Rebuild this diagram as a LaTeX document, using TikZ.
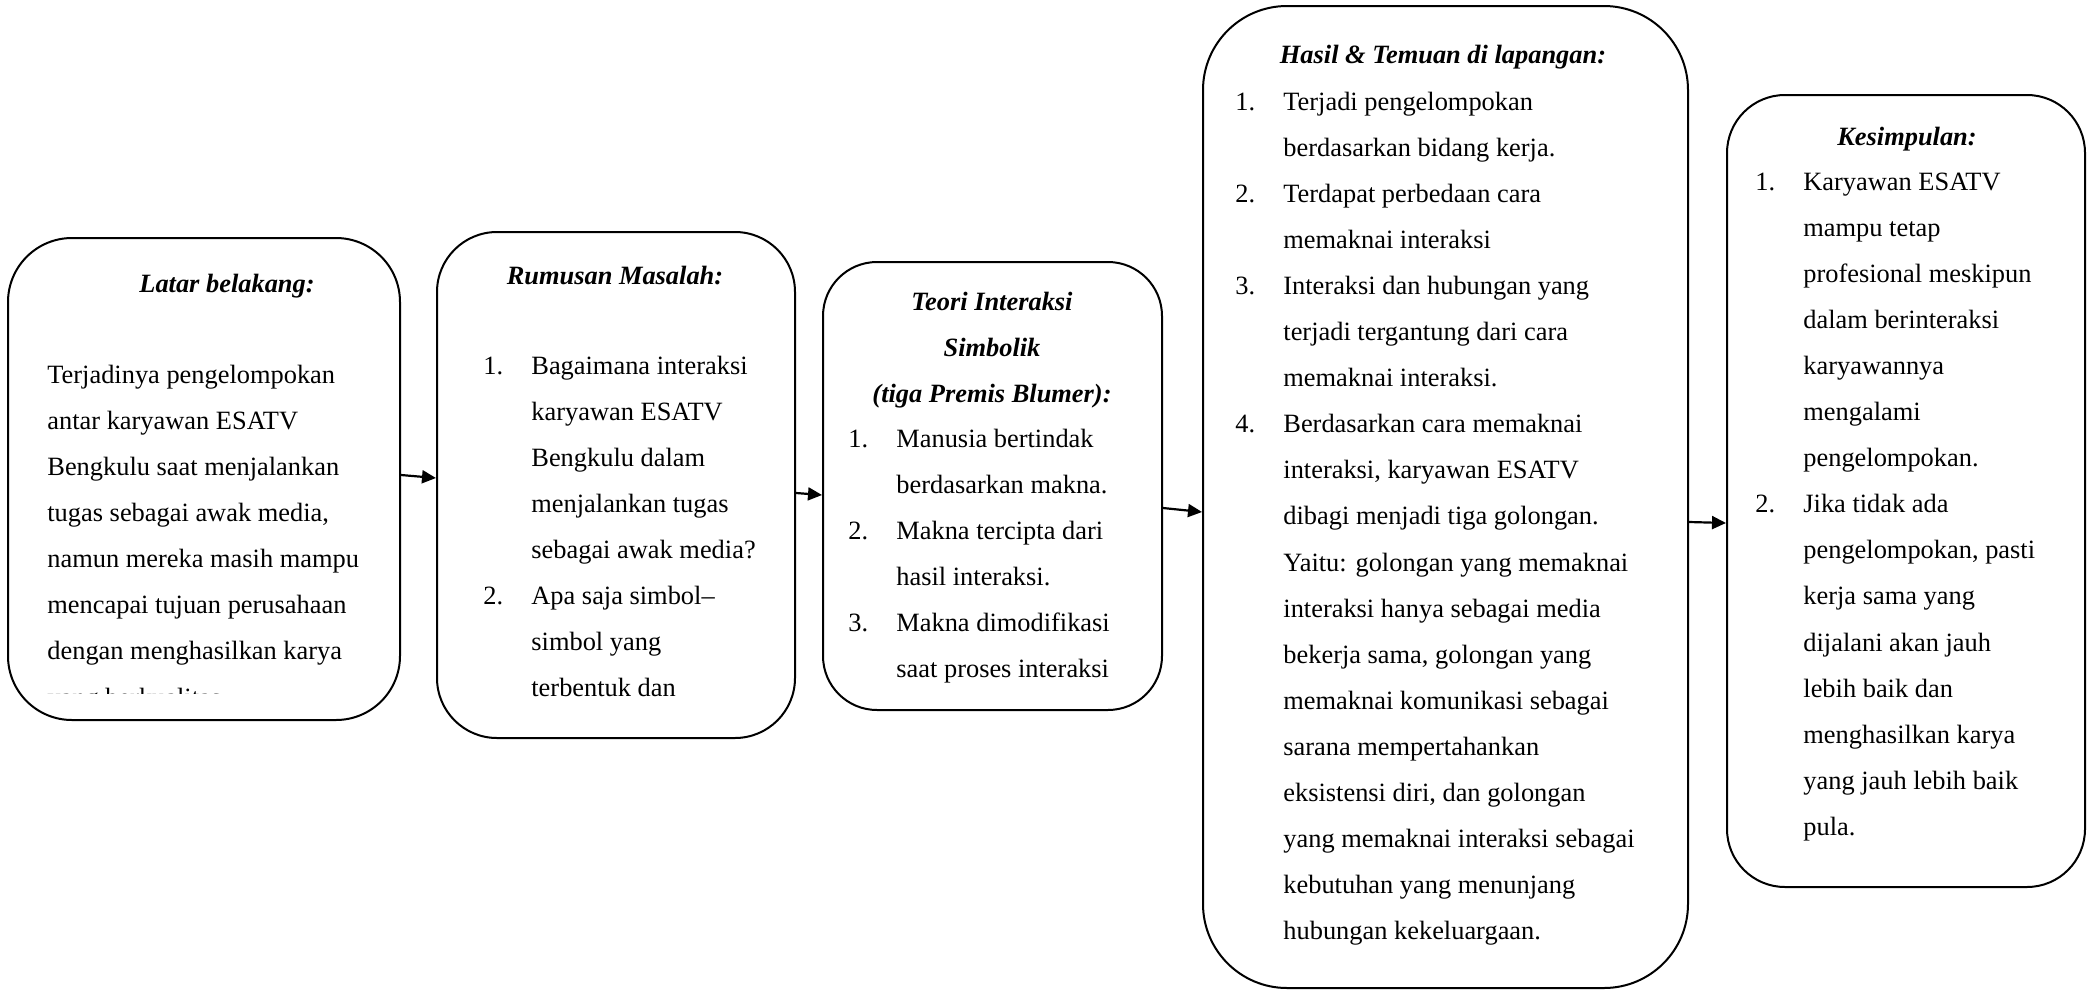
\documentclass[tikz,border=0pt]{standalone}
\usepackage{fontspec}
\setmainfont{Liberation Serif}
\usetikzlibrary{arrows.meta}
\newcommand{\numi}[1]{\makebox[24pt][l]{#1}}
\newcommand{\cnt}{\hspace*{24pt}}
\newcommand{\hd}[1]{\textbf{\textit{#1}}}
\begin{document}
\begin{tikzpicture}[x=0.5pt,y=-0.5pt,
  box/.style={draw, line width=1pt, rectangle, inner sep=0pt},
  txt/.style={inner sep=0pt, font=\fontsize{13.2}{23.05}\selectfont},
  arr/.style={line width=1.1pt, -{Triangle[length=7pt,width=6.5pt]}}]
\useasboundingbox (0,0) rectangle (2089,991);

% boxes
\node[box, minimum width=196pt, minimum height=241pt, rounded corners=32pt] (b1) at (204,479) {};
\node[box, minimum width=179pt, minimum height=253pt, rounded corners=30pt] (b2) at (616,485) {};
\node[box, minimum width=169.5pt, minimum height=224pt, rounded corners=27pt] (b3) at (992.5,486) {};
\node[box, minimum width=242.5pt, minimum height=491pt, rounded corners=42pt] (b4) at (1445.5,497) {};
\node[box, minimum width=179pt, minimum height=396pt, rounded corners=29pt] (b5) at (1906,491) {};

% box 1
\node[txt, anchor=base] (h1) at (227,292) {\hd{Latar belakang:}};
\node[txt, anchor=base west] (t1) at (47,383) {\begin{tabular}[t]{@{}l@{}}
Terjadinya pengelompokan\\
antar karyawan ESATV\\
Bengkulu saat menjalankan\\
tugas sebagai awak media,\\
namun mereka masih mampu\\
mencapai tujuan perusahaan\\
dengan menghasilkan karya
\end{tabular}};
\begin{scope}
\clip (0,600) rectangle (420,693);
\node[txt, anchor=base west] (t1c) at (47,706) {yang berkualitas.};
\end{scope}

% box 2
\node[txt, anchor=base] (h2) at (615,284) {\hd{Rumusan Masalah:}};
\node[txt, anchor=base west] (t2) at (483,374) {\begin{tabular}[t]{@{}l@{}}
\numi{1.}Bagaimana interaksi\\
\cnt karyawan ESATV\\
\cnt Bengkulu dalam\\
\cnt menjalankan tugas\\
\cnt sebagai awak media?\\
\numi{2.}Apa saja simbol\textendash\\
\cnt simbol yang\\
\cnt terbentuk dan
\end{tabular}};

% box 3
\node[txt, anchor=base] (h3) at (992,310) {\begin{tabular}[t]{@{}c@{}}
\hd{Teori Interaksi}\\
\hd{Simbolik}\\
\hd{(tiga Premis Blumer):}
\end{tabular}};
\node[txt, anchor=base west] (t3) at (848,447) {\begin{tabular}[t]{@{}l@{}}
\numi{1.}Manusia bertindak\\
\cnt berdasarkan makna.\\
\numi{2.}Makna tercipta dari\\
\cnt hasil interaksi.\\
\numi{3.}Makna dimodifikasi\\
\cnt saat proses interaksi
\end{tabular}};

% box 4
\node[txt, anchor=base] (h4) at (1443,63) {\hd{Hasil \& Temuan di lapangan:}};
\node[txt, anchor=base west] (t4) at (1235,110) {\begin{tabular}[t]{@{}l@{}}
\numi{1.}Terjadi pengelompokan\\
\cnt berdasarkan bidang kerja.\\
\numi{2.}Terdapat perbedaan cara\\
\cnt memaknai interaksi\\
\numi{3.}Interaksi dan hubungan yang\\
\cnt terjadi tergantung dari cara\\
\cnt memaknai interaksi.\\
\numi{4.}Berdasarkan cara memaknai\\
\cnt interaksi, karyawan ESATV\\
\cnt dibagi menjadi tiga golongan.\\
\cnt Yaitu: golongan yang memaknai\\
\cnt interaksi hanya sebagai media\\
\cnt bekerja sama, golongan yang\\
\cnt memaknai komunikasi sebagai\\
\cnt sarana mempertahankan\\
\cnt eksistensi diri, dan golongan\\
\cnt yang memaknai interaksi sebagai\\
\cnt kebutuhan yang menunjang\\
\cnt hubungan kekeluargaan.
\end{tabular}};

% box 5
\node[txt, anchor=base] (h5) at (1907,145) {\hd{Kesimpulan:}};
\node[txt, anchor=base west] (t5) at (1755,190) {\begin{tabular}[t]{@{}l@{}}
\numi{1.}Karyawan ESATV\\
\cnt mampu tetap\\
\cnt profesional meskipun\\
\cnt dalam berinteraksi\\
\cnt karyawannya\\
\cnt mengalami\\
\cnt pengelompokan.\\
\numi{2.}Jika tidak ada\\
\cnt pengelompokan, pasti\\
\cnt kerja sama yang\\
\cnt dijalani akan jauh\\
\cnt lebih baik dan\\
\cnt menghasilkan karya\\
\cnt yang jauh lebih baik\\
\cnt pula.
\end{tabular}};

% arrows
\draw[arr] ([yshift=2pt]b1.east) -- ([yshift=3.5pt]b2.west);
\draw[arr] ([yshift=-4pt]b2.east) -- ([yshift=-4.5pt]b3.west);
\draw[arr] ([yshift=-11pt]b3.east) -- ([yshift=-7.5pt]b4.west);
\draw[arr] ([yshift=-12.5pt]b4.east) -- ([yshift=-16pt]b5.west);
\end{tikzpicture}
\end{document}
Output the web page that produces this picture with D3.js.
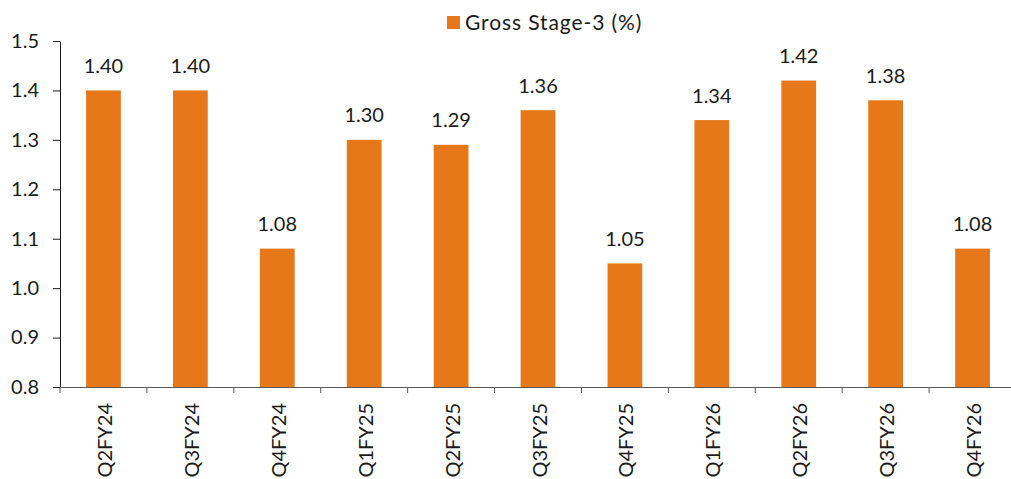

## Task directions
Hand back the exact lines from the start of the entries to the line with "(0,0) rectangle (2089,991);", both ends kept and pictures left out.

## Result for this exercise
Rebuild this diagram as a LaTeX document, using TikZ.
\documentclass[tikz,border=0pt]{standalone}
\usepackage{fontspec}
\setmainfont{Liberation Serif}
\usetikzlibrary{arrows.meta}
\newcommand{\numi}[1]{\makebox[24pt][l]{#1}}
\newcommand{\cnt}{\hspace*{24pt}}
\newcommand{\hd}[1]{\textbf{\textit{#1}}}
\begin{document}
\begin{tikzpicture}[x=0.5pt,y=-0.5pt,
  box/.style={draw, line width=1pt, rectangle, inner sep=0pt},
  txt/.style={inner sep=0pt, font=\fontsize{13.2}{23.05}\selectfont},
  arr/.style={line width=1.1pt, -{Triangle[length=7pt,width=6.5pt]}}]
\useasboundingbox (0,0) rectangle (2089,991);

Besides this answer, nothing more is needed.